**Task requirements**
Your job is to return the lines between the line holding "Write a LaTeX" and the line holding "(p5) at (1013,767)", inclusive, exactly and with no pictures.

**Data for processing**
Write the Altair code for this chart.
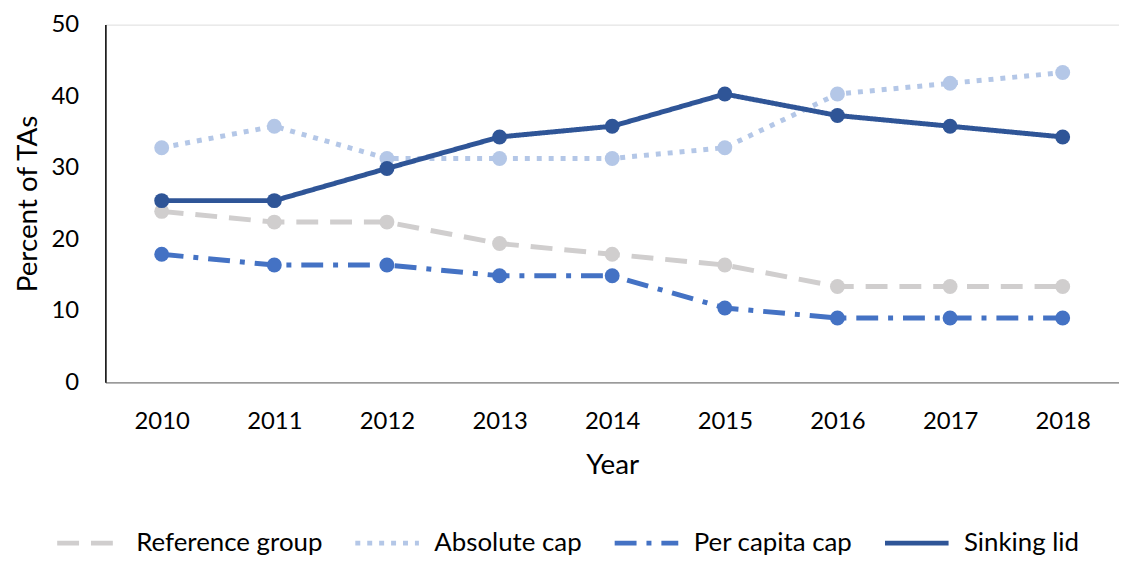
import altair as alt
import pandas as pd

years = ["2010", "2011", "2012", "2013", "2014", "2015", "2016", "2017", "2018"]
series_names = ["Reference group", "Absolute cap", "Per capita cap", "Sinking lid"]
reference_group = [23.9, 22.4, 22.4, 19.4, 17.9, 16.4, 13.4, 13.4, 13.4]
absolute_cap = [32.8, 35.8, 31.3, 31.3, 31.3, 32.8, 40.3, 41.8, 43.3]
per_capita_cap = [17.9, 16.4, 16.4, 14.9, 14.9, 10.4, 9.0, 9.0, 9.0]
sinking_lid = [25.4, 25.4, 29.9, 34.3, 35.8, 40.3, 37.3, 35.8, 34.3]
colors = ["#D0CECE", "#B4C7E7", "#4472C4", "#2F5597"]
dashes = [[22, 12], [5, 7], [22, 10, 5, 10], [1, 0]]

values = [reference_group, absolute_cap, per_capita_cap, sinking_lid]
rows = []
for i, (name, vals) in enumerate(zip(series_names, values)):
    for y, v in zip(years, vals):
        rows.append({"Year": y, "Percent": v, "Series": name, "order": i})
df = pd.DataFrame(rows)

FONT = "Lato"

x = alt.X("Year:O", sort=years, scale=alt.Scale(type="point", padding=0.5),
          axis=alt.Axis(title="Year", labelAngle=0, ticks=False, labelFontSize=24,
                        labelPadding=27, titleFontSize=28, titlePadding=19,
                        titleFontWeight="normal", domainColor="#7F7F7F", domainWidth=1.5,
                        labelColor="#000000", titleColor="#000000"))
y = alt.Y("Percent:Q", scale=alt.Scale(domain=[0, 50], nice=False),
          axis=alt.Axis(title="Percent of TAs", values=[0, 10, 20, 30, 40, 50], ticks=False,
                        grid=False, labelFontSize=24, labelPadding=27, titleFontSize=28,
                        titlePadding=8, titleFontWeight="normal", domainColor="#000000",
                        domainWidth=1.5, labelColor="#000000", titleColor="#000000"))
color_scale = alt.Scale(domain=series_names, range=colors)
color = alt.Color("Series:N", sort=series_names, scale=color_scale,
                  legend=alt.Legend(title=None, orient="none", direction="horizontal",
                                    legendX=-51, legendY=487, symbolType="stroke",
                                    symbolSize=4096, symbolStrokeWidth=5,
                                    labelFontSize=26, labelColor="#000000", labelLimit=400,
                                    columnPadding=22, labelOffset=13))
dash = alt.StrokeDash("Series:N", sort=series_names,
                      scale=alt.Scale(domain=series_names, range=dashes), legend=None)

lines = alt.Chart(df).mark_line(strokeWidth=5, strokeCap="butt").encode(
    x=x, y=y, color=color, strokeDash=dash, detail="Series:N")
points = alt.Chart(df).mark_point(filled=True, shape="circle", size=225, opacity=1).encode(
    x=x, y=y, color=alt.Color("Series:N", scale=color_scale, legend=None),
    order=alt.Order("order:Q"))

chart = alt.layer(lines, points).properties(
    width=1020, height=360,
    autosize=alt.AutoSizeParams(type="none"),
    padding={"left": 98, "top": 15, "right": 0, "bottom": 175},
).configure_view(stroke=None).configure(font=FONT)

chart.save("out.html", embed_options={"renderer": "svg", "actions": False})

--

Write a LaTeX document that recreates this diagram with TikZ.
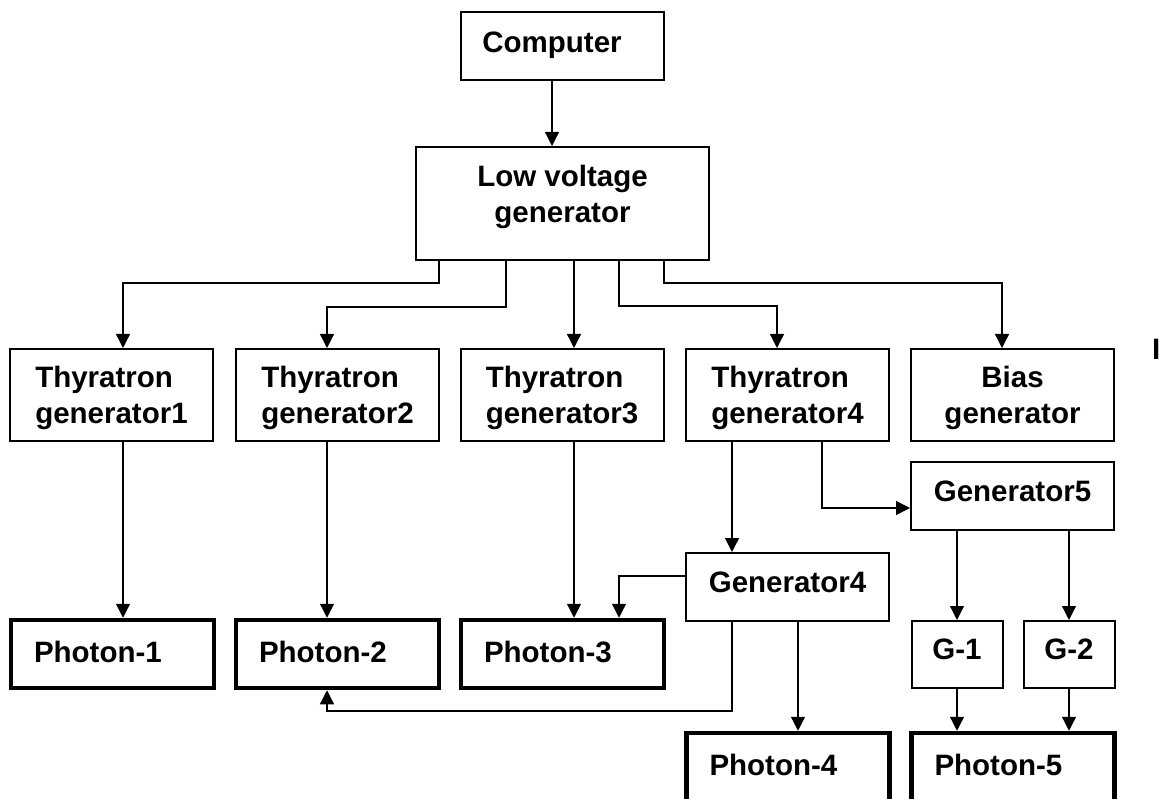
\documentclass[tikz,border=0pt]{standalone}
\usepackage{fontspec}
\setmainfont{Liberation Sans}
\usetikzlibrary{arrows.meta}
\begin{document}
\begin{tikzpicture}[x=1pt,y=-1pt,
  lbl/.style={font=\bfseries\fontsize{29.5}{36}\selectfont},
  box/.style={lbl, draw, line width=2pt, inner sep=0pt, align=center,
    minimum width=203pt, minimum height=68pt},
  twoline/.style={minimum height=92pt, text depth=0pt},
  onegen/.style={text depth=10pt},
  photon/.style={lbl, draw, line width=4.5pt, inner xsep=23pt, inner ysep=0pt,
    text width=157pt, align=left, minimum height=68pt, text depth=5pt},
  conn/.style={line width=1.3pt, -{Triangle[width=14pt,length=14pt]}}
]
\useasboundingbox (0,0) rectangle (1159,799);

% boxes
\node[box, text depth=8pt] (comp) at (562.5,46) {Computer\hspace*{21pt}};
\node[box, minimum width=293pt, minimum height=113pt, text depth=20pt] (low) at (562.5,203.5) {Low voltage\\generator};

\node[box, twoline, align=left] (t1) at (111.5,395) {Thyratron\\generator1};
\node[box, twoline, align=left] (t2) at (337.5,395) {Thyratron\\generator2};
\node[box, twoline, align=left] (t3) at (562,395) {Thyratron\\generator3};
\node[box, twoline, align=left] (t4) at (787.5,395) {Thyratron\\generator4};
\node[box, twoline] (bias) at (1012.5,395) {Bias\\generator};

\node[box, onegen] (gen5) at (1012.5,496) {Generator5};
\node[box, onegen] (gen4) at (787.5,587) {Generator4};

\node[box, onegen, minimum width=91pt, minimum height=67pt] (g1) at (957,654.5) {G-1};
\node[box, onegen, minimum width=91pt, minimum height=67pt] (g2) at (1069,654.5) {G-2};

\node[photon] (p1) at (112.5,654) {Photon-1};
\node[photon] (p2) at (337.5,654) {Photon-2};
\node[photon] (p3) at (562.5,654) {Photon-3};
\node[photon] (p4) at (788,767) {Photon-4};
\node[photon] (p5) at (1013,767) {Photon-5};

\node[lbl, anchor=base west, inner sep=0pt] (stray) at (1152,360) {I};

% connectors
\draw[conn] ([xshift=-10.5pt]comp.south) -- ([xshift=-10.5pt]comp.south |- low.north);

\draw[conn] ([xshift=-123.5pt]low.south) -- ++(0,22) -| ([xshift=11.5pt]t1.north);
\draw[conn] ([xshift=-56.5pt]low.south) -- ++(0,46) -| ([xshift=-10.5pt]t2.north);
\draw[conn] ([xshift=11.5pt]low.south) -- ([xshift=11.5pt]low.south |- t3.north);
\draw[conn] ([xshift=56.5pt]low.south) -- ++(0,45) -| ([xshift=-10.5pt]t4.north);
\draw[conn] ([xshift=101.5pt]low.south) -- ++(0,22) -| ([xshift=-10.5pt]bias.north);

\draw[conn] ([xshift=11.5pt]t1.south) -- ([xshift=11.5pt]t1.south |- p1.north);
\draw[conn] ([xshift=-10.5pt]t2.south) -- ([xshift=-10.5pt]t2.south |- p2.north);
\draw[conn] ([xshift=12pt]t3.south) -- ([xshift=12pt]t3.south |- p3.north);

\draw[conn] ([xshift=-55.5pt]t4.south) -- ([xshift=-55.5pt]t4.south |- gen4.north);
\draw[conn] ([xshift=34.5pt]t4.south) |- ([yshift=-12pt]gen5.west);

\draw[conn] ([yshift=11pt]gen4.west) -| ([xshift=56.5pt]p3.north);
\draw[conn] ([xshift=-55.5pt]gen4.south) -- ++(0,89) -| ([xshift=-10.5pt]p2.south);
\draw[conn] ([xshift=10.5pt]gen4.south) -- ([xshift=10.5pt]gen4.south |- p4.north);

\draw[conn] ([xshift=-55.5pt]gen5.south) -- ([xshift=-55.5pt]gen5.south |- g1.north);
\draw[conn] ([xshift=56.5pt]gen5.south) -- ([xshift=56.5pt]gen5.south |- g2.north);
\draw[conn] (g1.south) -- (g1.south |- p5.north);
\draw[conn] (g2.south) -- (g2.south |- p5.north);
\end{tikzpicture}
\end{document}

**In response**
Write a LaTeX document that recreates this diagram with TikZ.
\documentclass[tikz,border=0pt]{standalone}
\usepackage{fontspec}
\setmainfont{Liberation Sans}
\usetikzlibrary{arrows.meta}
\begin{document}
\begin{tikzpicture}[x=1pt,y=-1pt,
  lbl/.style={font=\bfseries\fontsize{29.5}{36}\selectfont},
  box/.style={lbl, draw, line width=2pt, inner sep=0pt, align=center,
    minimum width=203pt, minimum height=68pt},
  twoline/.style={minimum height=92pt, text depth=0pt},
  onegen/.style={text depth=10pt},
  photon/.style={lbl, draw, line width=4.5pt, inner xsep=23pt, inner ysep=0pt,
    text width=157pt, align=left, minimum height=68pt, text depth=5pt},
  conn/.style={line width=1.3pt, -{Triangle[width=14pt,length=14pt]}}
]
\useasboundingbox (0,0) rectangle (1159,799);

% boxes
\node[box, text depth=8pt] (comp) at (562.5,46) {Computer\hspace*{21pt}};
\node[box, minimum width=293pt, minimum height=113pt, text depth=20pt] (low) at (562.5,203.5) {Low voltage\\generator};

\node[box, twoline, align=left] (t1) at (111.5,395) {Thyratron\\generator1};
\node[box, twoline, align=left] (t2) at (337.5,395) {Thyratron\\generator2};
\node[box, twoline, align=left] (t3) at (562,395) {Thyratron\\generator3};
\node[box, twoline, align=left] (t4) at (787.5,395) {Thyratron\\generator4};
\node[box, twoline] (bias) at (1012.5,395) {Bias\\generator};

\node[box, onegen] (gen5) at (1012.5,496) {Generator5};
\node[box, onegen] (gen4) at (787.5,587) {Generator4};

\node[box, onegen, minimum width=91pt, minimum height=67pt] (g1) at (957,654.5) {G-1};
\node[box, onegen, minimum width=91pt, minimum height=67pt] (g2) at (1069,654.5) {G-2};

\node[photon] (p1) at (112.5,654) {Photon-1};
\node[photon] (p2) at (337.5,654) {Photon-2};
\node[photon] (p3) at (562.5,654) {Photon-3};
\node[photon] (p4) at (788,767) {Photon-4};
\node[photon] (p5) at (1013,767) {Photon-5};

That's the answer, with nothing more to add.